I'm probably going to get a catfish oto soon to help with algae, but what do you guys think/suggest?


----------



## MasRoberts9 (Jun 15, 2009)

looks like a good start!


----------



## gregpxc (Jul 11, 2010)

careful with angel and the tetras


----------



## MasRoberts9 (Jun 15, 2009)

i never had probems with my angels and tetras together. heck i also had kribs, and apistos. However, I had a bigger tank and broke up the line of sight a lot by heavily planting.


----------



## FishyRuins (Jul 7, 2010)

...so i think the smaller fish ganged up on the angel because half of its long trailing fin things (name please?) is gone on one side


----------



## MasRoberts9 (Jun 15, 2009)

veil fins?


----------



## FishyRuins (Jul 7, 2010)

I don't think thats what they are called. I think veil fins are just any fins that are elongated, but i may be wrong.

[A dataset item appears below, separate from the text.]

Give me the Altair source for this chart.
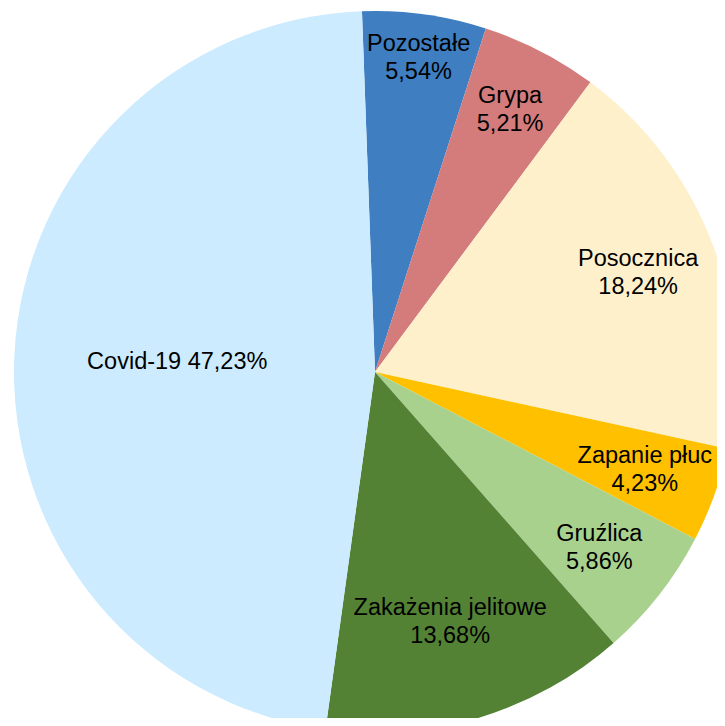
import math
import altair as alt
import pandas as pd

categories = ["Pozostałe", "Grypa", "Posocznica", "Zapanie płuc", "Gruźlica",
              "Zakażenia jelitowe", "Covid-19"]
values = [5.54, 5.21, 18.24, 4.23, 5.86, 13.68, 47.23]
labels = ["Pozostałe\n5,54%", "Grypa\n5,21%", "Posocznica\n18,24%",
          "Zapanie płuc\n4,23%", "Gruźlica\n5,86%",
          "Zakażenia jelitowe\n13,68%", "Covid-19 47,23%"]
colors = ["#3E7EC1", "#D47C7C", "#FFF0CC", "#FFC000", "#A9D18E",
          "#548235", "#CCEBFF"]

df = pd.DataFrame({"cat": categories, "value": values, "label": labels,
                   "idx": list(range(len(categories)))})

# style constants
CX, CY, R = 367, 364, 361
START = -math.radians(2.07)
LABEL_RADIUS = {"Pozostałe": 317, "Grypa": 295, "Posocznica": 281,
                "Zapanie płuc": 287, "Gruźlica": 285,
                "Zakażenia jelitowe": 261, "Covid-19": 198}
FONT = "Liberation Sans"

theta = alt.Theta("value:Q", stack=True,
                  scale=alt.Scale(range=[START, START + 2 * math.pi]))
order = alt.Order("idx:Q")

base = alt.Chart(df)

pie = base.mark_arc(radius=R).encode(
    theta=theta,
    order=order,
    color=alt.Color("cat:N", scale=alt.Scale(domain=categories, range=colors),
                    legend=None),
    x=alt.value(CX),
    y=alt.value(CY),
)

layers = [pie]
for cat, lab in zip(categories, labels):
    nlines = lab.count("\n") + 1
    layers.append(
        base.mark_text(radius=LABEL_RADIUS[cat], font=FONT, fontSize=23.5,
                       lineBreak="\n", lineHeight=28, color="#000000",
                       align="center", baseline="middle",
                       dy=-(nlines - 1) * 14).encode(
            theta=theta,
            order=order,
            text="label:N",
            x=alt.value(CX),
            y=alt.value(CY),
            opacity=alt.condition(alt.datum.cat == cat, alt.value(1), alt.value(0)),
        )
    )

chart = alt.layer(*layers).properties(
    width=709, height=710, padding=0, background="white",
    autosize=alt.AutoSizeParams(type="none"),
).configure_view(strokeWidth=0)

chart.save("out.html", embed_options={"renderer": "svg", "actions": False})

Also, i picked up a yoyo loach, 2 otos, and some java moss. Theyre all being quarantined for a week to make sure they are healthy. 

I'm looking for a good centerpiece fish, any ideas?


----------



## gregpxc (Jul 11, 2010)

that frog could be the culprit of the fish attack. I have had some that nip before.


----------



## MasRoberts9 (Jun 15, 2009)

i meant veil tails. If you are asking about the name of the particular fin then here's a diagram of a fish ...
Google Image Result for http://www.fishlore.com/Pictures/FishAnatomy.gif


----------



## FishyRuins (Jul 7, 2010)

gregpxc said:


> that frog could be the culprit of the fish attack. I have had some that nip before.


not my frog...its the biggest sissy ever. It runs and hides from everything. Unless it is much different at night which would be possible because they are nocturnal


----------